The news that Newsweek had been sold to IBT Media was received by most of the media world over the weekend as the final, clinching evidence of the magazine's abasement. To be handed off to a publisher that even most people in the news business had never heard of was the most ignoble of ends for an iconic magazine that had been around for more than 80 years.

But while IBT may fly under the radar -- and the generic name and look of its flagship website, International BusinessTimes, surely has something to do with that -- it's not exactly a flyspeck. The seven-year-old company has about 200 employees worldwide. By way of comparison, that's more people than worked for the Huffington Post when AOL bought it in 2011 for $315 million. It occupies expansive old-media-style offices in Manhattan's Financial District, which I saw last summer when I first met its cofounders, CEO Etienne Uzac and chief content officer Johnathan Davis. Perhaps not quite coincidentally, the space's previous tenant was Newsweek.

While its monthly audience is small for a publication with global ambitions -- 7 million visitors domestically and 13 million worldwide, according to Quantcast -- IBT has been profitable since 2010 and was able to make the purchase without taking on outside investors, something Uzac and Davis have assiduously avoided to this point.

"People asking us, 'How did you fund the acquisition of Newsweek? You must have outside backers, right?'" Uzac told me when we spoke this morning.  "Well, as we told you in the previous interviews, we are indeed a bootstrapped company."

Doubt that IBT could be paying for all of its hiring and real estate with nothing more than the ads it serves to 13 million readers has been fueled by reports of the founders' close ties to Korean religious leader David Jang, Olivet University and the World Evangelical Alliance. The fact that neither Uzac nor Etienne had any background in news, media or publishing before starting the site also seemed odd. While they've acknowledged some business connections, Uzac and Davis have repeatedly denied, to me and to other reporters, that anyone but them has an ownership stake in IBT Media.

"We've had to focus on being an efficient company, very concentrated on the revenue side as well as on expenses," says Uzac, explaining what the conspiracy theorists are missing. "And right now, Johnathan and I are still the only two co-owners of the company. That's a choice. It has its advantages and its disadvantages."

Etienne and Uzac say there were several things that appealed to them about Newsweek. While a certain degree of stealth has served their purposes in the U.S., having a brand with widespread name recognition is more important in other markets they're trying to establish themselves in, particularly in east Asia, they say. Newsweek's mixture of subscription and advertising revenues is also something they're hoping to be able to replicate with other products; currently, IBT's only income stream is advertising.

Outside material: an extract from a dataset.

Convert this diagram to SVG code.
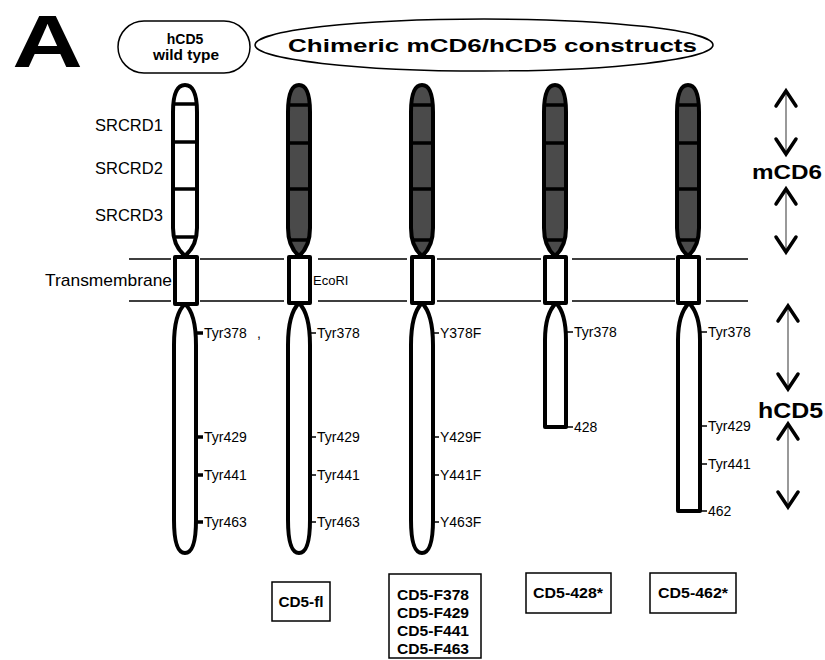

Then, of course, there was the price. Last time Newsweek changed hands, it was for the sum of $1 plus the assumption of subscription liabilities. Those liabilities are less now, Newsweek having shed many of its readers, so there's no reason to think Davis and Uzac weren't able to get it for even less.

"We won't comment on the specific terms of the deal, but as a fast-growing, bootstrapped company, we were able to purchase it," says Uzac.